Surgiu a Síndrome do Movimento. Pessoas que não congelaram começavam a se preocupar em estar sempre se mexendo, para evitar o congelamento. Ficar parado era perigoso. Remédios foram criados para tratar essas pessoas. A coisa ficou feia. A vida na Terra ficou maluca. Mas só para humanos. Nenhum animal havia sido congelado. Nenhum.
Dois anos se passaram. A vida ficou mais calma. A humanidade começou a aceitar o fato de que estávamos à frente de um evento inexplicável e irremediável. Os jornais já não falavam mais tanto no assunto e as pessoas começaram a seguir seus rumos. Começaram a se despedir. A vida precisava continuar.
Mas e o que fazer com uma pessoa congelada?

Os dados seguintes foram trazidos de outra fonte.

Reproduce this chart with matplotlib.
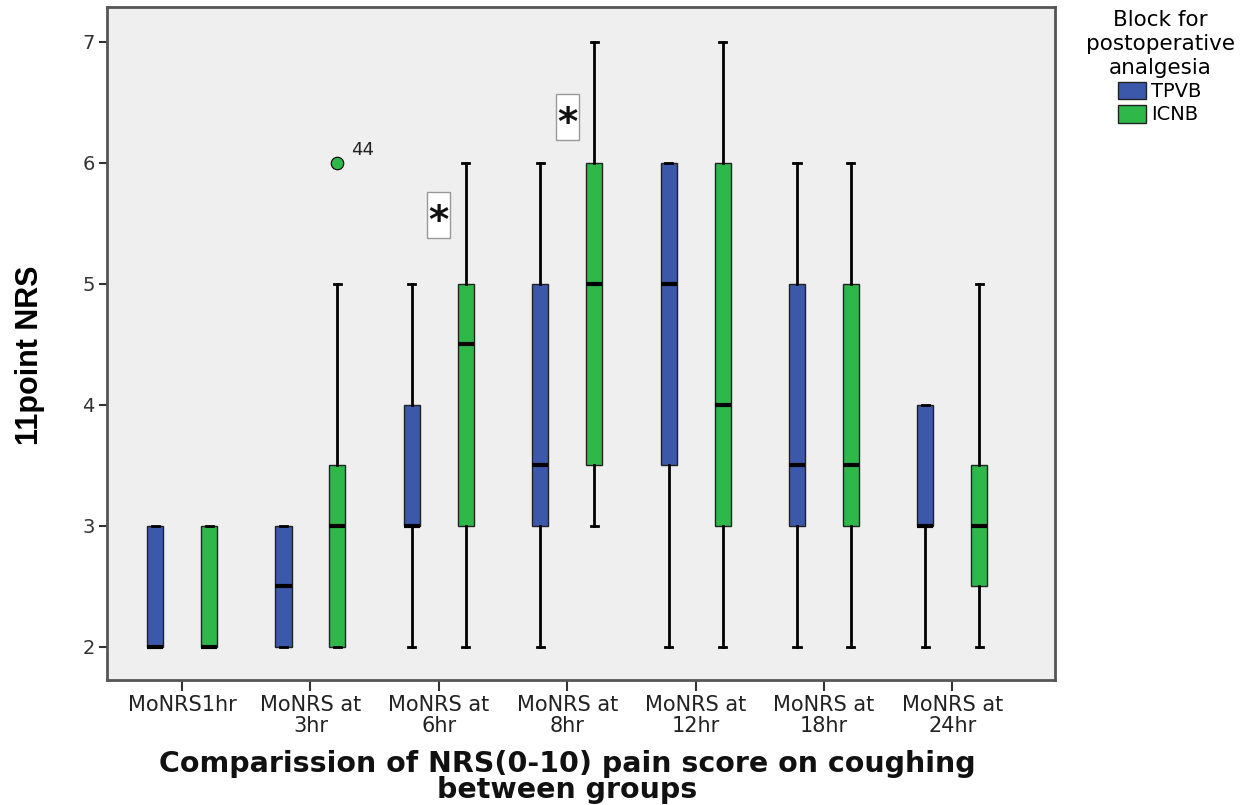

Para aquelas pessoas mais desesperançosas com o triste fim de seus familiares, enterros tradicionais foram realizados. Outras jogaram seus parentes em depósitos de armazenamento, uma herança para as gerações futuras. Teve quem não se desapegou e mantinha seus queridos filhos e filhas em exposição na sala. Os veriam com a melhor roupa e posicionavam como uma peça decorativa. “Um dia ela descongela e vou estar aqui esperando.” Mesmo congeladas, ainda faziam parte da rotina de quem ficou.
Artistas famosos que foram vítimas do evento continuaram seduzindo seus públicos, mas agora nas chamadas “lojas temáticas”. Lojas onde a celebridade famosa ficava no centro, congelada, e seus fãs precisavam pagar ingresso para ver ela de perto, tirar fotos e, claro, comprar produtos à venda nas prateleiras ao redor.
Já aquelas pessoas que não eram famosas mas deram o azar (ou sorte) de congelarem em posições bizarras, conquistaram sua fama em circos, museus relacionados ao evento e casas de entretenimento de segunda categoria.
Seja em fotos de recordação, seja em “carne e osso”, era fácil encontrar uma pessoa congelada no dia a dia.